An Apology From The Abyss

I have never grieved before.

I pray never to grieve again.

I have been sad before.

Death of friends and family and my dogs who all loved me unconditionally.

Maybe the suicide of one of my best friends is as close as I came to grief.

Before now.

For the past two months, I have grieved the loss of Lorena, the woman I loved and who loved me in a way different than I have ever experienced.

I offer this not as an excuse, but as a reason, for my unavailability.

I am not good at grief, not just because this is my first confrontation with the powerful forces sadness, lonliness, and hopelessness, but because for me it is an intensely personal experience. For me, it is not one I feel comfortable sharing. With anyone.

There is nothing anyone can say or do that will change my reality, a reality without the person I planned the rest of my life around.

And, I am right.

The few times I have ventured out have been disastrous at worst, and uncomfortable for those around me, at best. No one wants to see a grown man cry. They may say they understand and are not disturbed, but their faces say something else. I would not be different if the roles were reversed.

Will it ever change? Will I ever “get well,” as one friend described it?

I don’t know. More importantly, I don’t care.

Distractions are just, well, distractions. They momentarily draw my attention from the existential.

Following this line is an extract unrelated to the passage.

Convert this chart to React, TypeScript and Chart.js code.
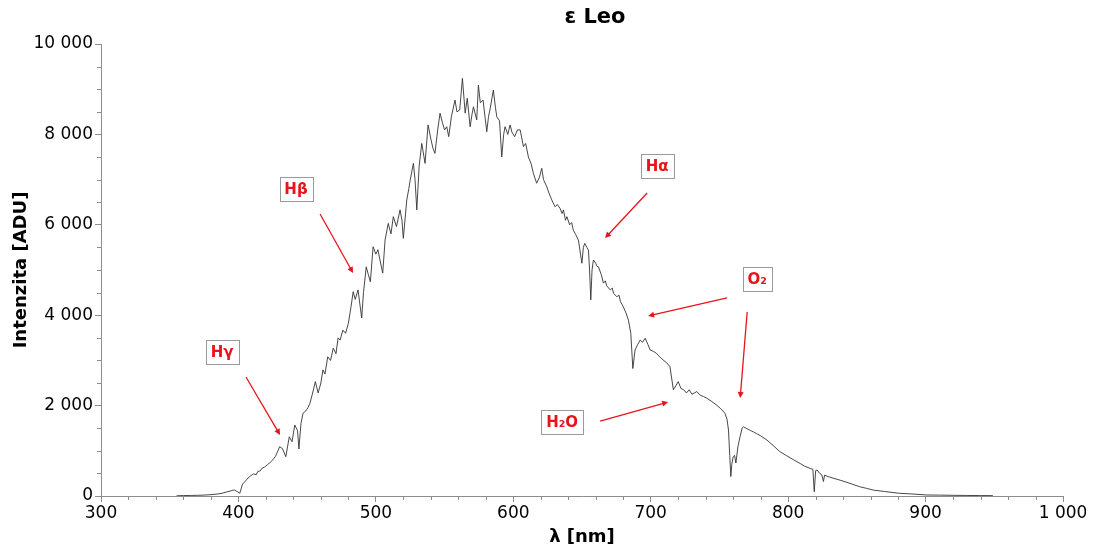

And I have found that when I am no longer distracted and walk back into my home, back into reality, I feel the grief again, more intensely, because I feel guilt that I have been so shallow as to divert my attention from my suffering, my sadness, not just for me but for her, for Lorena whose life was cut short, and who, like me, was excited about finally finding the One, walking, holding hands, snuggling, and seeing and feeling things which neither of us had known before.

Right or wrong, I feel my grief, sadness, and mourning, honors her memory.

I don’t know when it will end or if it will end.

But one thing I do know: I do this alone.

To those I have offended by not staying in touch, not seeing, I am sorry.

But I can assure you with utmost care, compassion, and concern, that it is best for all of us.